The Heritage Foundation showcased the efforts of one of America’s allies during a June 9 event “Honoring Poland as a Vital Partner.” Poland has committed 2,400 troops to Iraq and supported America in its war on terror from the beginning, said the ambassador of the Republic of Poland, who spoke at the event.
Ambassador Przemyslaw Grudzinski said that Poland understands that in order to count on help from your allies, you must be willing to help them when asked. When the United States began looking for partners two years ago to help address new security threats, Poland answered yes, Grudzinski said. Since then, the Poles have been steadfast in their support of the United States.
“Poles have always had very warm feelings for the United States,” Grudzinski said. During recent months, most Polish citizens have not exhibited major anti-American sentiments, even when those sentiments have been widely expressed in other parts of Europe, the ambassador said.
Poles hope that in return for their support of the war, the United States will increase investment in Poland and help reinvigorate that country’s economy, Grudzinski said. The Polish people would also like for the United States to ease the visa requirements necessary for citizens of Poland to travel to America. Poles would like for visa regulations to be on par with those the United States has established for other countries in Western Europe.
These concessions, Grudzinski argued, could help reinforce the two countries’ friendship. He added that the basis of the friendship between Poland and America lies with the two countries’ belief in freedom and democracy and can be traced back to the fight for American independence.
“When the United States launched its fight more than 200 years ago, Poland sent two of its most brilliant generals. As time has passed, Polish-American relations have only become stronger,” Grudzinski said. He said that Polish troops fought along with American troops and those of other nations during World War II. Today, Polish and American soldiers stand shoulder to shoulder in Iraq, and the people of Poland are willing to use whatever resources necessary to help the United States in the war.
“As a result of our history, Poland knows very well that dictators must be confronted, not appeased,” Grudzinski said.
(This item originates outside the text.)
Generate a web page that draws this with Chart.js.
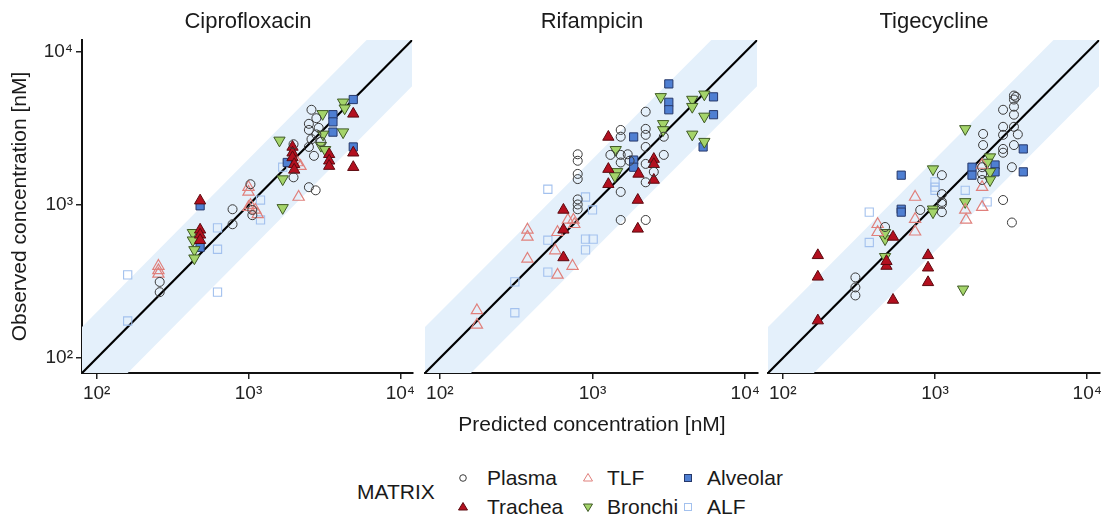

The people of Poland understand that peace in Iraq will come not from solemn declarations, but from action, he said.
Perhaps other countries would do well to remember that. Last week, the United Nations finally lent some support to the war on Iraq when the Security Council passed a resolution supporting the upcoming transfer of power to the Iraqi interim government. However, declarations such as these fall short of the action necessary for peace that Ambassador Grudzinski mentioned. Half of the members of the Group of Eight that met last week?France, Germany, Russia and Canada?have said they do not intend to support the war in Iraq with troops, according to a June 8 report by William Branigin of The Washington Post.